Task prompt -> Exact reproduction is required for the lines bounded by the one containing "Write the React, TypeScript" and the one containing "75, 80, 85];", both bounds included. Print them without any pictures.

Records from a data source
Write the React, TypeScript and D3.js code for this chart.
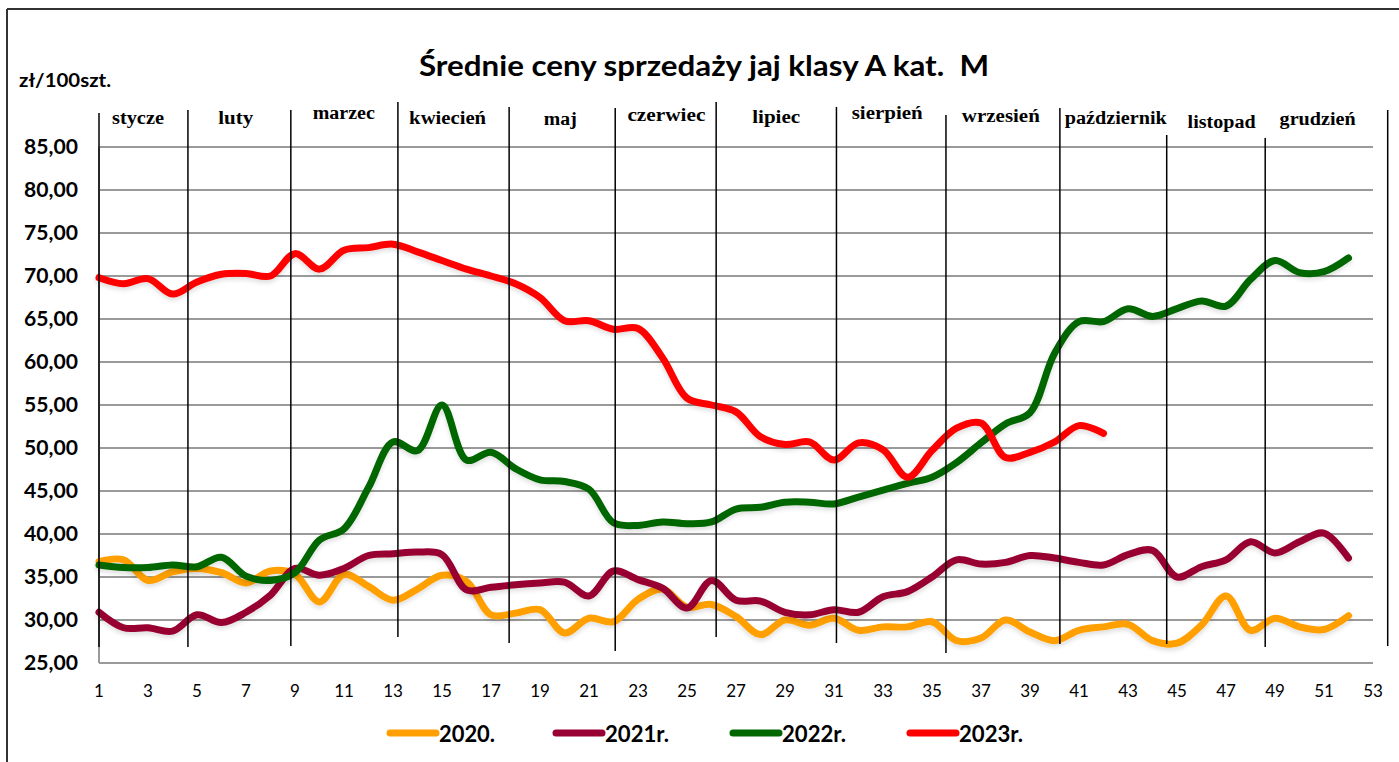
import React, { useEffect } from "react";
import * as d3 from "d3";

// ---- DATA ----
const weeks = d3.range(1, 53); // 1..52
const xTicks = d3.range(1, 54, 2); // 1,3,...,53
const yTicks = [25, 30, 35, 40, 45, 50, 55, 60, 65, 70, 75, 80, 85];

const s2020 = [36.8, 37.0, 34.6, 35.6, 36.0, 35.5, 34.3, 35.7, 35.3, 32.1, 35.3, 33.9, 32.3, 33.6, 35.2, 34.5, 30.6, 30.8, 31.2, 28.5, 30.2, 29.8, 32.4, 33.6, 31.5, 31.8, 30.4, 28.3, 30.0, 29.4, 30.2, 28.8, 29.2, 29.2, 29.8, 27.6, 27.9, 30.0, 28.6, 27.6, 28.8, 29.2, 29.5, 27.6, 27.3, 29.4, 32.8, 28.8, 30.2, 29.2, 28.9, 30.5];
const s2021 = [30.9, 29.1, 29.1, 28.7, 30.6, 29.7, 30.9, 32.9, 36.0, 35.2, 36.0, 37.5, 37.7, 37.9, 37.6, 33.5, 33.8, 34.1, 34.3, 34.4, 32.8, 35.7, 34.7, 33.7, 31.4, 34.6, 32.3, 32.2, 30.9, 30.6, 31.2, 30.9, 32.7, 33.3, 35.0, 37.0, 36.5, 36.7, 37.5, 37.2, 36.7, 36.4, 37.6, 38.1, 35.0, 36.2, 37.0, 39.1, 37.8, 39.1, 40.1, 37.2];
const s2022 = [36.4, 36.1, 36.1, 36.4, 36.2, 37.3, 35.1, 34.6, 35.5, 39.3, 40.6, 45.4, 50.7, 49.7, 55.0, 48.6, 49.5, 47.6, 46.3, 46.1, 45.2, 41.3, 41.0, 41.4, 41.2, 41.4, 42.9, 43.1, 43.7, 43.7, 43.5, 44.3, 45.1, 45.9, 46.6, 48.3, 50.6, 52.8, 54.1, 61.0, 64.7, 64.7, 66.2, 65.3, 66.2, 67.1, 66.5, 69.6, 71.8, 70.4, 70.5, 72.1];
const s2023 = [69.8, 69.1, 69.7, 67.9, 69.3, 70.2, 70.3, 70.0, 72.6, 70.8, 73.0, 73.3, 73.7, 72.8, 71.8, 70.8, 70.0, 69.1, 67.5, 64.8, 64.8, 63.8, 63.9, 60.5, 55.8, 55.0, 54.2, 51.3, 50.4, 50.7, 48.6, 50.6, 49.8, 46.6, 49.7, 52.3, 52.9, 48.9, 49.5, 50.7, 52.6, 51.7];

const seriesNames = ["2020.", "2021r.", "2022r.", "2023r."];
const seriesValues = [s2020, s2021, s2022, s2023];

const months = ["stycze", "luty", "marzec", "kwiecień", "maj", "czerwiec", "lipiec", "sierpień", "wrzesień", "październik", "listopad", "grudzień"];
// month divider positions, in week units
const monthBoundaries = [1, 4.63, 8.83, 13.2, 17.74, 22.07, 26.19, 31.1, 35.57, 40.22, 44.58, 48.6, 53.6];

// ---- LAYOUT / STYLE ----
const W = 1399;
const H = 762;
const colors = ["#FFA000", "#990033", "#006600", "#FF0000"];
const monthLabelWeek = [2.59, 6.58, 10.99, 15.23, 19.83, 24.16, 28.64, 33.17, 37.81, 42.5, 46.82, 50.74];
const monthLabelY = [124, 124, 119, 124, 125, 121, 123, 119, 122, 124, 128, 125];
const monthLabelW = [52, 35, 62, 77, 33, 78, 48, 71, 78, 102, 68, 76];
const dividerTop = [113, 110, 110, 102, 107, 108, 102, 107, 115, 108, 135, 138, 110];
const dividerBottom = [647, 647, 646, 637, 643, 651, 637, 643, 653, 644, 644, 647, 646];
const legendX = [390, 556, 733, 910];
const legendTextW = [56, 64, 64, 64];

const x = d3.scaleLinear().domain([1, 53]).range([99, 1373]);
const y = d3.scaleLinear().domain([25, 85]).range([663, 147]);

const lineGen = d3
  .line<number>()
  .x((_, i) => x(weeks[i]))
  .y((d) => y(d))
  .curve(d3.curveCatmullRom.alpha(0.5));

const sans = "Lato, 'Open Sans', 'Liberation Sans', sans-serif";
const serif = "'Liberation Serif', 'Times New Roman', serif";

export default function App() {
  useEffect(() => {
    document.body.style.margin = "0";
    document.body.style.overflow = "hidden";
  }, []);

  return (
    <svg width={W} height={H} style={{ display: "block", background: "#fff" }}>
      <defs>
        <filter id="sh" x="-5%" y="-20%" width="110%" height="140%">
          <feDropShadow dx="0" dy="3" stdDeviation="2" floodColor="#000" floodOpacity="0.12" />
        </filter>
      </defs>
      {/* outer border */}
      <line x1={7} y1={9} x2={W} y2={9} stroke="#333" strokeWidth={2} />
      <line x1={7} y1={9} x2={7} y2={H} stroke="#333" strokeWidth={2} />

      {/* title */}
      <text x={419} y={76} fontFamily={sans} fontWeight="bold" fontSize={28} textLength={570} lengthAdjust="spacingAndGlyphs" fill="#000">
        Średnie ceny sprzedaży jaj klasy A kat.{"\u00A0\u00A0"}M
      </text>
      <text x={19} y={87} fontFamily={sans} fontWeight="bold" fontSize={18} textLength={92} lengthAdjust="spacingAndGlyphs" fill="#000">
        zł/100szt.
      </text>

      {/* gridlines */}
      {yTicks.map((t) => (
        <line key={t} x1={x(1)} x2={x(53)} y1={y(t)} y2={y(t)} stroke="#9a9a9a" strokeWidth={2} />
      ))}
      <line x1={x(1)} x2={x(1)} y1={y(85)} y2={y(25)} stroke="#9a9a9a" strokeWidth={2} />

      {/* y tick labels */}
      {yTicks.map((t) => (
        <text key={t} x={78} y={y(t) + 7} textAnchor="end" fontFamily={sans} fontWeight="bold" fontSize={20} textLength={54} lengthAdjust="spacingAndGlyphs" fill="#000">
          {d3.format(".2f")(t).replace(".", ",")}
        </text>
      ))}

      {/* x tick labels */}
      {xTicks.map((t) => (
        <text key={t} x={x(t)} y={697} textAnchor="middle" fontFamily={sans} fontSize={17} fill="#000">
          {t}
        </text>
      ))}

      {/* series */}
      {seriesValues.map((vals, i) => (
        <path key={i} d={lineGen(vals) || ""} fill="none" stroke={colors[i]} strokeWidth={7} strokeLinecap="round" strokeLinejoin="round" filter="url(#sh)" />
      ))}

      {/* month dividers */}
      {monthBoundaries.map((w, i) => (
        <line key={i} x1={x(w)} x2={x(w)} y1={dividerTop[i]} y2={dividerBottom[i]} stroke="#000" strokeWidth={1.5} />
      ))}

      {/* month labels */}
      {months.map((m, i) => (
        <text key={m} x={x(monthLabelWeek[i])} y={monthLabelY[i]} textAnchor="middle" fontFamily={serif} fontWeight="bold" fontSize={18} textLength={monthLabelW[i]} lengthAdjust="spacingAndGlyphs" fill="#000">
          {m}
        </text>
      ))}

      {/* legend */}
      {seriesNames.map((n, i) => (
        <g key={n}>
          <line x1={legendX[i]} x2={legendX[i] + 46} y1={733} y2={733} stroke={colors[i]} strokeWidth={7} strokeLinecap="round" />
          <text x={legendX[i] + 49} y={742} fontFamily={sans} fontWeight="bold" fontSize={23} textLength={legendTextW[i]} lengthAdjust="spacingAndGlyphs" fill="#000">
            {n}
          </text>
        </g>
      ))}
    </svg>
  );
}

==

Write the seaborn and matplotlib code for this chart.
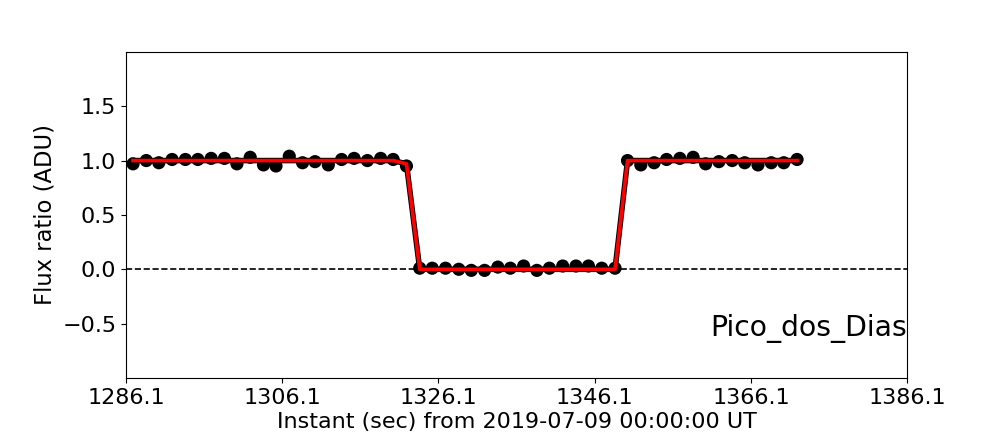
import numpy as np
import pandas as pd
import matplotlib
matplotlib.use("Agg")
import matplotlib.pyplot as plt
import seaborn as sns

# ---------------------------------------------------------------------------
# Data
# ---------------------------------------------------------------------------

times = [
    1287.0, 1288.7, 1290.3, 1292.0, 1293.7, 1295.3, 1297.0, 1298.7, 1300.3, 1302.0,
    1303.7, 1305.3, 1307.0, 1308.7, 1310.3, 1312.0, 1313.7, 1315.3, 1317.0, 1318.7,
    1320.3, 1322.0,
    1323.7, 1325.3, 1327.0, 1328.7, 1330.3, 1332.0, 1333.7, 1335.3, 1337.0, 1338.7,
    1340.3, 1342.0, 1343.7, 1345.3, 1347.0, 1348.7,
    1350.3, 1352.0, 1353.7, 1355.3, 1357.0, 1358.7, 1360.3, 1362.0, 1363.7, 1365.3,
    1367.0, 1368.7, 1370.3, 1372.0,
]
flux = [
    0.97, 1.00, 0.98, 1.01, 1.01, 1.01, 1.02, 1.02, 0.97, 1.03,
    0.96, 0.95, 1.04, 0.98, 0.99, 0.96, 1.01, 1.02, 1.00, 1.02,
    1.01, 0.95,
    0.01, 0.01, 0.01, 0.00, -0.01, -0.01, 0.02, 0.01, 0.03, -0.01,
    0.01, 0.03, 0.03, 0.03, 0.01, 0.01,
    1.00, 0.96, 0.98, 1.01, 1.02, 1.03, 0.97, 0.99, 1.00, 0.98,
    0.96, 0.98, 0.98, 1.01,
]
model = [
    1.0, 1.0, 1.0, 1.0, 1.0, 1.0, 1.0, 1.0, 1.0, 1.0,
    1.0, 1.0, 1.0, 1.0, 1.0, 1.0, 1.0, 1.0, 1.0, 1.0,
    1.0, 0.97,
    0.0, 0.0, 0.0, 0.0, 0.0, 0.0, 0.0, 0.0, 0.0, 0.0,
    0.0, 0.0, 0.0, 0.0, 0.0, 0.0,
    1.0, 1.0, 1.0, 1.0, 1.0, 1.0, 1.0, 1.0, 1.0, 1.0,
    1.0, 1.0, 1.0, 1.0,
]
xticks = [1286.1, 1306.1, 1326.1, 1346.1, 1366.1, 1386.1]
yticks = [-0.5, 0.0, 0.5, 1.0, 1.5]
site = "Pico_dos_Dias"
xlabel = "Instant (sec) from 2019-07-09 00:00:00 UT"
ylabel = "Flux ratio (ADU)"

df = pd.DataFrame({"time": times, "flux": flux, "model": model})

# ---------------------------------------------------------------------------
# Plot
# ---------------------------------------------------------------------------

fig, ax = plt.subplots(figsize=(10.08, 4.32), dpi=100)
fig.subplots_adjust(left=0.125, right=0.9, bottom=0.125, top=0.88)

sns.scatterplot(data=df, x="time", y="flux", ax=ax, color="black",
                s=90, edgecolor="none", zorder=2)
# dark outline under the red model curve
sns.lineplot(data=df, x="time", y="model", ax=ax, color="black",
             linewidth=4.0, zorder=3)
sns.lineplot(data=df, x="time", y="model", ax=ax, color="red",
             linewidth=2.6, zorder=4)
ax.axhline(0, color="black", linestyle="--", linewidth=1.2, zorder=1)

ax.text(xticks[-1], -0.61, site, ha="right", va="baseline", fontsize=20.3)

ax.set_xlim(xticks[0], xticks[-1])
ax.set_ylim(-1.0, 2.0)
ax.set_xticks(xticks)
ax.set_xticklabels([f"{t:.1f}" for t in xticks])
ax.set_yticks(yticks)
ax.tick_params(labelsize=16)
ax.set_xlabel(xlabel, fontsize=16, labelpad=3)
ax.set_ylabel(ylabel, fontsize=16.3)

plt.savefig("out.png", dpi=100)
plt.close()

Full response ->
Write the React, TypeScript and D3.js code for this chart.
import React, { useEffect } from "react";
import * as d3 from "d3";

// ---- DATA ----
const weeks = d3.range(1, 53); // 1..52
const xTicks = d3.range(1, 54, 2); // 1,3,...,53
const yTicks = [25, 30, 35, 40, 45, 50, 55, 60, 65, 70, 75, 80, 85];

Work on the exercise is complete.